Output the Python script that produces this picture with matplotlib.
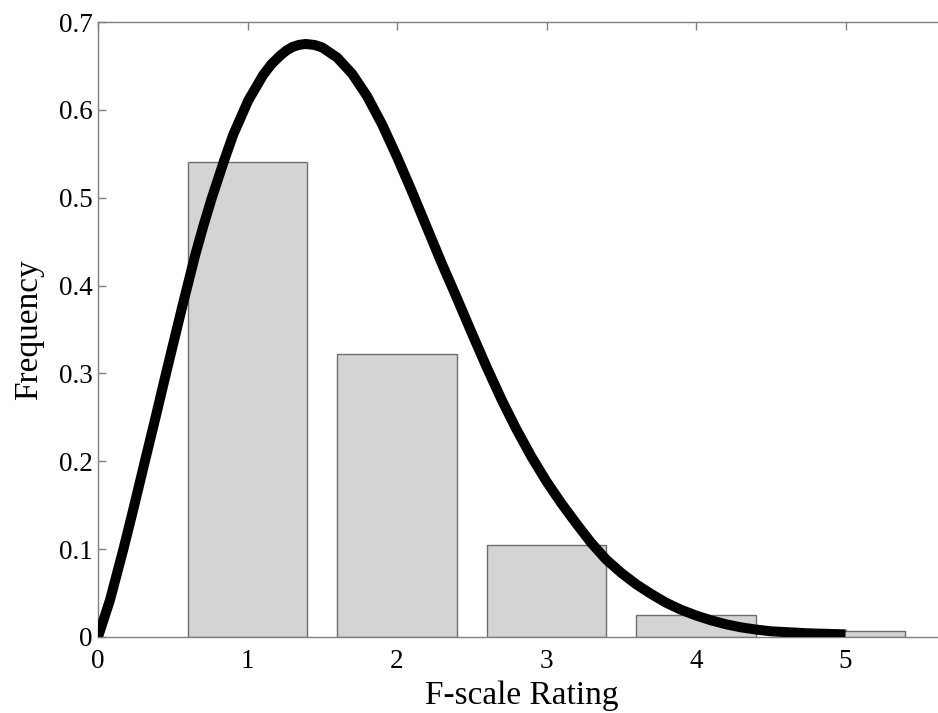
import matplotlib
matplotlib.use("Agg")
import matplotlib.pyplot as plt

# ─── DATA ─────────────────────────────────────────────────────────────────────
ratings = [1, 2, 3, 4, 5]
freqs   = [0.541, 0.322, 0.105, 0.025, 0.007]

# fitted curve
curve_x = [0.00, 0.08, 0.17, 0.24, 0.31, 0.385, 0.455, 0.565, 0.649, 0.705,
           0.760, 0.843, 0.905, 1.006, 1.106, 1.16, 1.217, 1.26, 1.30, 1.345,
           1.39, 1.45, 1.50, 1.60, 1.70, 1.80, 1.90, 2.00, 2.10, 2.20,
           2.30, 2.40, 2.50, 2.60, 2.70, 2.80, 2.90, 3.00, 3.10, 3.20,
           3.30, 3.40, 3.50, 3.60, 3.70, 3.80, 3.90, 4.00, 4.10, 4.20,
           4.30, 4.40, 4.50, 4.75, 5.00]
curve_y = [0.000, 0.042, 0.100, 0.148, 0.1975, 0.250, 0.300, 0.377, 0.434, 0.468,
           0.499, 0.542, 0.572, 0.611, 0.640, 0.652, 0.6615, 0.6675, 0.6715, 0.674,
           0.675, 0.6738, 0.671, 0.6595, 0.641, 0.6155, 0.5835, 0.5465, 0.507, 0.466,
           0.425, 0.386, 0.346, 0.307, 0.270, 0.236, 0.205, 0.177, 0.152, 0.129,
           0.107, 0.088, 0.073, 0.060, 0.049, 0.039, 0.031, 0.0245, 0.019, 0.0145,
           0.011, 0.0085, 0.0065, 0.0042, 0.003]

x_ticks = [0, 1, 2, 3, 4, 5]
y_ticks = [0, 0.1, 0.2, 0.3, 0.4, 0.5, 0.6, 0.7]
y_tick_labels = ["0", "0.1", "0.2", "0.3", "0.4", "0.5", "0.6", "0.7"]

# ─── PLOT ─────────────────────────────────────────────────────────────────────
plt.rcParams["font.family"] = ["Liberation Serif", "DejaVu Serif"]

W, H = 938, 713
fig = plt.figure(figsize=(W / 100, H / 100), dpi=100)
# axes runs 0..6 but the right part is cut off by the figure edge
ax = fig.add_axes([98 / W, 76 / H, 6 * 149.5 / W, 615 / H])

ax.bar(ratings, freqs, width=0.8, color="#d4d4d4", edgecolor="#6e6e6e",
       linewidth=1.0, zorder=2)
ax.plot(curve_x, curve_y, color="black", linewidth=7.2,
        solid_joinstyle="round", solid_capstyle="butt", zorder=3)

ax.set_xlim(0, 6)
ax.set_ylim(0, 0.7)
ax.set_xticks(x_ticks)
ax.set_xticklabels([str(t) for t in x_ticks])
ax.set_yticks(y_ticks)
ax.set_yticklabels(y_tick_labels)

for s in ax.spines.values():
    s.set_color("#808080")
    s.set_linewidth(1.0)
ax.tick_params(direction="in", top=True, right=True, length=6, width=1.0,
               color="#808080", labelsize=19.5, labelcolor="black")
ax.tick_params(axis="x", pad=9)
ax.tick_params(axis="y", pad=4)

ax.set_xlabel("F-scale Rating", fontsize=24, va="baseline")
ax.xaxis.set_label_coords((522 - 98) / 897, (637 - 704) / 615)
ax.set_ylabel("Frequency", fontsize=24, va="baseline", ha="center",
              rotation_mode="anchor")
ax.yaxis.set_label_coords((37 - 98) / 897, 0.5)

fig.savefig("out.png", dpi=100)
┄┄┄┄┄┄
■ DIRECTIVE
Omit each picture, then return all of the listing exactly as it stands.

■ ANSWER TO THE EXERCISE
Output the Python script that produces this picture with matplotlib.
import matplotlib
matplotlib.use("Agg")
import matplotlib.pyplot as plt

# ─── DATA ─────────────────────────────────────────────────────────────────────
ratings = [1, 2, 3, 4, 5]
freqs   = [0.541, 0.322, 0.105, 0.025, 0.007]

# fitted curve
curve_x = [0.00, 0.08, 0.17, 0.24, 0.31, 0.385, 0.455, 0.565, 0.649, 0.705,
           0.760, 0.843, 0.905, 1.006, 1.106, 1.16, 1.217, 1.26, 1.30, 1.345,
           1.39, 1.45, 1.50, 1.60, 1.70, 1.80, 1.90, 2.00, 2.10, 2.20,
           2.30, 2.40, 2.50, 2.60, 2.70, 2.80, 2.90, 3.00, 3.10, 3.20,
           3.30, 3.40, 3.50, 3.60, 3.70, 3.80, 3.90, 4.00, 4.10, 4.20,
           4.30, 4.40, 4.50, 4.75, 5.00]
curve_y = [0.000, 0.042, 0.100, 0.148, 0.1975, 0.250, 0.300, 0.377, 0.434, 0.468,
           0.499, 0.542, 0.572, 0.611, 0.640, 0.652, 0.6615, 0.6675, 0.6715, 0.674,
           0.675, 0.6738, 0.671, 0.6595, 0.641, 0.6155, 0.5835, 0.5465, 0.507, 0.466,
           0.425, 0.386, 0.346, 0.307, 0.270, 0.236, 0.205, 0.177, 0.152, 0.129,
           0.107, 0.088, 0.073, 0.060, 0.049, 0.039, 0.031, 0.0245, 0.019, 0.0145,
           0.011, 0.0085, 0.0065, 0.0042, 0.003]

x_ticks = [0, 1, 2, 3, 4, 5]
y_ticks = [0, 0.1, 0.2, 0.3, 0.4, 0.5, 0.6, 0.7]
y_tick_labels = ["0", "0.1", "0.2", "0.3", "0.4", "0.5", "0.6", "0.7"]

# ─── PLOT ─────────────────────────────────────────────────────────────────────
plt.rcParams["font.family"] = ["Liberation Serif", "DejaVu Serif"]

W, H = 938, 713
fig = plt.figure(figsize=(W / 100, H / 100), dpi=100)
# axes runs 0..6 but the right part is cut off by the figure edge
ax = fig.add_axes([98 / W, 76 / H, 6 * 149.5 / W, 615 / H])

ax.bar(ratings, freqs, width=0.8, color="#d4d4d4", edgecolor="#6e6e6e",
       linewidth=1.0, zorder=2)
ax.plot(curve_x, curve_y, color="black", linewidth=7.2,
        solid_joinstyle="round", solid_capstyle="butt", zorder=3)

ax.set_xlim(0, 6)
ax.set_ylim(0, 0.7)
ax.set_xticks(x_ticks)
ax.set_xticklabels([str(t) for t in x_ticks])
ax.set_yticks(y_ticks)
ax.set_yticklabels(y_tick_labels)

for s in ax.spines.values():
    s.set_color("#808080")
    s.set_linewidth(1.0)
ax.tick_params(direction="in", top=True, right=True, length=6, width=1.0,
               color="#808080", labelsize=19.5, labelcolor="black")
ax.tick_params(axis="x", pad=9)
ax.tick_params(axis="y", pad=4)

ax.set_xlabel("F-scale Rating", fontsize=24, va="baseline")
ax.xaxis.set_label_coords((522 - 98) / 897, (637 - 704) / 615)
ax.set_ylabel("Frequency", fontsize=24, va="baseline", ha="center",
              rotation_mode="anchor")
ax.yaxis.set_label_coords((37 - 98) / 897, 0.5)

fig.savefig("out.png", dpi=100)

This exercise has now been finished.